Klaus Hommels dá como exemplo para a regulação política europeia “a legislação sobre os drones ou o controlo dos dados pessoais de que abdicamos” para o desenvolvimento dos negócios de base tecnológica, muitos deles centrados na utilização de grandes quantidades de informação. 

Mas, para isso, os próprios governos “têm de ter muito mais competências digitais”. O comissário digital de Itália considera que “a falta de competência digital dos governos é assustadora”. “Se não houver conhecimento, como se avaliam as situações?”, questiona Diego Piacentini.

A China, que se aproxima do Ocidente em termos de desenvolvimento tecnológico, é trazida pelo italiano como exemplo pela competência digital dos seus decisores políticos e por Brusson como um “país que apoiou as suas empresas até estas serem competitivas”. 

Foco nos clientes

Uma outra diferença entre a Europa e os EUA está no facto de as empresas europeias estarem mais direcionadas para o business to business (B2B) do que para o “business to consumer” (B2C). 

A Europa faz menos B2C “porque temos os campeões dos países que não são conhecidos noutros países”, explica o cofundador da BlaBlaCar. “Uma das maiores mudanças tem de ser o foco nos clientes”, diz Klaus Hommels. “As empresas têm sucesso se resolverem os problemas dos clientes”, garante o responsável da Lakestar. E os clientes são cada vez mais universais.

Questionado sobre o futuro, o painel considera que o difícil é antever quando será a próxima crise – que vai acontecer – e quais as empresas que estarão preparadas e conseguirão sobreviver. Mas a esperança é que, daqui a cinco anos, o “ecossistema será melhor, mais polarizado e com melhores governos”.

Quando se fala de digitalização da economia, são algumas as empresas que de imediato se associam a esta tendência. Uma delas é a Google, e o responsável europeu da gigante tecnológica norte-americana esteve também na Web Summit para falar da atividade da companhia no Velho Continente. 

“Queremos que a Europa esteja no futuro digital”, afirmou Matt Brittin, para quem nunca houve “melhor altura para se ser empreendedor”, uma vez que a “população conectada vai duplicar nos próximos anos” e as “regras são claras”.

“A plataforma [no caso da Google, o Android] é o que vai ligar”, diz Brittin. “Este é o melhor tempo para se ser empreendedor porque com um smartphone e uma ideia pode-se atingir um mercado de 5 mil milhões de pessoas.” 

As estatísticas revelam que três em cada quatro dispositivos usam Android e, como esta é uma plataforma aberta, “trouxe escolha e concorrência” aos consumidores, que podem, por exemplo, escolher as suas aplicações. 

Na Europa há neste momento 1,3 milhões de pessoas a trabalhar no desenvolvimento de apps. 

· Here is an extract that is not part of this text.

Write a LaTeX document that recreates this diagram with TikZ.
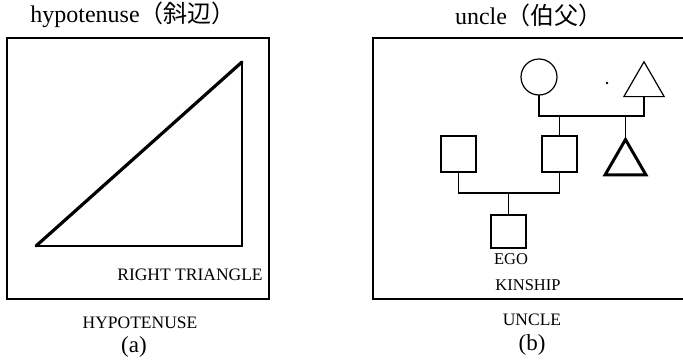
\documentclass[tikz,border=0pt]{standalone}
\usepackage{fontspec}
\setmainfont{Liberation Serif}
\newfontfamily\cjk{Noto Sans CJK JP}
\usetikzlibrary{shapes.geometric}
\tikzset{
  frame/.style={line width=1.4pt},
  thin/.style={line width=1.2pt},
  thickline/.style={line width=3.2pt, line cap=round},
  title/.style={font=\fontsize{24}{26}\selectfont, inner sep=0pt},
  lab/.style={font=\fontsize{17.5}{19}\selectfont, inner sep=0pt},
  sub/.style={font=\fontsize{23}{25}\selectfont, inner sep=0pt},
  sq/.style={draw, line width=1.2pt, minimum width=35pt, minimum height=36pt, inner sep=0pt, outer sep=0pt},
  tri/.style={draw, regular polygon, regular polygon sides=3, minimum size=46.5pt, inner sep=0pt, outer sep=0pt},
  circ/.style={draw, circle, line width=1.2pt, minimum size=36pt, inner sep=0pt, outer sep=0pt},
}
\begin{document}
\begin{tikzpicture}[x=1pt,y=-1pt]
\useasboundingbox (0,0) rectangle (683,362);
\clip (0,0) rectangle (683,362);
% ---------- panel (a) ----------
\node[title] (ta) at (133,15) {hypotenuse\cjk（斜辺）};
\draw[frame] (7,38) rectangle (269,299);
\coordinate (A) at (36,246);
\coordinate (B) at (242,246);
\coordinate (C) at (242,62);
\draw[thin] (A) -- (B) -- (C);
\draw[thickline] (A) -- (C);
\node[lab] (rt) at (190,275) {RIGHT TRIANGLE};
\node[lab] (hy) at (140,323) {HYPOTENUSE};
\node[sub] (la) at (134,347) {(a)};
% ---------- panel (b) ----------
\node[title] (tb) at (529,15) {uncle\cjk（伯父）};
\draw[frame] (373,38) rectangle (690,299);
\node[circ] (mo) at (539,77) {};
\node[tri, line width=1.2pt] (fa) at (644,85) {};
\fill (607,83) circle (1.3);
\node[sq] (fath) at (559.5,154) {};
\node[sq] (moth) at (458.5,154) {};
\node[tri, line width=3pt, minimum size=47pt] (un) at (625.5,163) {};
\node[sq, minimum height=33pt] (ego) at (508.5,231.5) {};
\coordinate (j1) at (0,116);
\coordinate (j2) at (0,193);
\draw[thin] (mo.south) -- (mo.south |- j1) -- (fa.south |- j1) -- (fa.south);
\draw[thin] (fath.north |- j1) -- (fath.north);
\draw[thin] (un.north |- j1) -- (un.north);
\draw[thin] (moth.south) -- (moth.south |- j2) -- (fath.south |- j2) -- (fath.south);
\draw[thin] (ego.north |- j2) -- (ego.north);
\node[lab, font=\fontsize{16.5}{18}\selectfont] (eg) at (511,259) {EGO};
\node[lab, font=\fontsize{16.5}{18}\selectfont] (ki) at (528,285) {KINSHIP};
\node[lab] (un2) at (532,320) {UNCLE};
\node[sub] (lb) at (532,345) {(b)};
\end{tikzpicture}
\end{document}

Na opinião do responsável, a grande mais-valia da Europa no futuro digital é a diversidade de culturas e os valores partilhados, dando com exemplo a política de privacidade. “O controlo de segurança e de privacidade dos dados pessoais é muito valorizado na Europa” e a Google está a trabalhar com os decisores políticos para esta segurança.

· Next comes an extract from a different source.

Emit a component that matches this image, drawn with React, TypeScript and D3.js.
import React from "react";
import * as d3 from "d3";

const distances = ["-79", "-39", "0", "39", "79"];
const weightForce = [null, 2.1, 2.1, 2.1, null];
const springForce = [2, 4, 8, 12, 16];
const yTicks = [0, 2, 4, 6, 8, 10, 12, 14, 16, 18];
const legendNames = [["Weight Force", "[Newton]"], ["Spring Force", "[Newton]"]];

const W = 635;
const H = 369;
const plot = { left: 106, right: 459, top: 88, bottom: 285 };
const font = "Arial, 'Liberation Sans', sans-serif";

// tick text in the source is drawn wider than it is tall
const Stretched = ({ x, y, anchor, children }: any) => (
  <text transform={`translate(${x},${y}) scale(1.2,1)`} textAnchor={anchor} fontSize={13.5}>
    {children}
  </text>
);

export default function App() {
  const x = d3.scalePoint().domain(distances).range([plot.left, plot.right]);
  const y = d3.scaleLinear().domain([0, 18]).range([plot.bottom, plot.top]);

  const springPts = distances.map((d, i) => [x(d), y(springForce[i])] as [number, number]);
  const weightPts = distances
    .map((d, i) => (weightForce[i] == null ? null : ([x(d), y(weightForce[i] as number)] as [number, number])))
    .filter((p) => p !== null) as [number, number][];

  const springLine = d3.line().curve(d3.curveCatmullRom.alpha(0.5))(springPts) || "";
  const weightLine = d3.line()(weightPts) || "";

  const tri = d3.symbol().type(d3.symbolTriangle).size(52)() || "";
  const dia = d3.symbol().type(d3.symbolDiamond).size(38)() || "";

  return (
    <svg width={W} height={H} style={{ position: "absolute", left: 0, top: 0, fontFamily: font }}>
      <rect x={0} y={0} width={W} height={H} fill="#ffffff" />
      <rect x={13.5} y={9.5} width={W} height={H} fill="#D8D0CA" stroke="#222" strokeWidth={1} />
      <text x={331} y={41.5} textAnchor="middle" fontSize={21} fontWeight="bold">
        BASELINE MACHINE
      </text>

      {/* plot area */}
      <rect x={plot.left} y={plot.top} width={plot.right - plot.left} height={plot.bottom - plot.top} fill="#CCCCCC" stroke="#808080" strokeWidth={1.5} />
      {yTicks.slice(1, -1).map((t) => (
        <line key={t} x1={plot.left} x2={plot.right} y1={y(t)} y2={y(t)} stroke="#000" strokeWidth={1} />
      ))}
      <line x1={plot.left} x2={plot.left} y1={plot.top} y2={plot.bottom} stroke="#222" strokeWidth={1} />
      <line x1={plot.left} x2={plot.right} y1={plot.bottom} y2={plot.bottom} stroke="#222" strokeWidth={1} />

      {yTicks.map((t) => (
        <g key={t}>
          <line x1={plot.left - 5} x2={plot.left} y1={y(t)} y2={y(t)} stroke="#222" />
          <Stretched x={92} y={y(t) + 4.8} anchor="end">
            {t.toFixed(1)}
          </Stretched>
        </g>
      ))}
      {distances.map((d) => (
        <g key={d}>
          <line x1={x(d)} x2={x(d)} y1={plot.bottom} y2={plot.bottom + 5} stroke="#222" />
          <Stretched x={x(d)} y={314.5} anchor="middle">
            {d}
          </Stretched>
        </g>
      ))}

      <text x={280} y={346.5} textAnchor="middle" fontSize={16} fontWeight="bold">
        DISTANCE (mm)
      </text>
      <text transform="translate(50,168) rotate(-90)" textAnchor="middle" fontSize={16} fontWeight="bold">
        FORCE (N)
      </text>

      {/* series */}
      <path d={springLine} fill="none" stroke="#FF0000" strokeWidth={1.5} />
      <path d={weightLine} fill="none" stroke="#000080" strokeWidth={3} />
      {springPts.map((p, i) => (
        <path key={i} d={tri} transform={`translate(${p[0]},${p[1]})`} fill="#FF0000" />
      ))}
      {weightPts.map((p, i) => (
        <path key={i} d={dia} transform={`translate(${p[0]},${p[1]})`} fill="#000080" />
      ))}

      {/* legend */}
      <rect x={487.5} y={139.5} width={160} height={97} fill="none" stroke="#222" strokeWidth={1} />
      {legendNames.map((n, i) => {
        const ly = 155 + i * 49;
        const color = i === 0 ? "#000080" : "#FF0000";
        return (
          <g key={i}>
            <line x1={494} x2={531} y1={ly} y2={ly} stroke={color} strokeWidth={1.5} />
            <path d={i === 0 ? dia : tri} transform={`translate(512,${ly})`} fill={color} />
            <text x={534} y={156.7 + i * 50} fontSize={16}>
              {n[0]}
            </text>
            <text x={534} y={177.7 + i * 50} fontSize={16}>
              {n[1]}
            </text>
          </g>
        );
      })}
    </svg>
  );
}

A empresa está também a trabalhar com os decisores políticos europeus na criação de emprego. “Metade dos empregos vão precisar de competências digitais e a Google, em parceria com as autoridades locais, está a dar formação a três milhões de pessoas.”

Brittin revela que a “procura por esta formação é avassaladora” e sinaliza que metade das pessoas que querem ter mais competências digitais têm mais de 40 anos e 47% são mulheres.

Daí conclui que a Europa terá sucesso no mundo digital porque “não há diferença de talento” em relação ao resto do mundo. “Há uma oportunidade para todos na Europa.”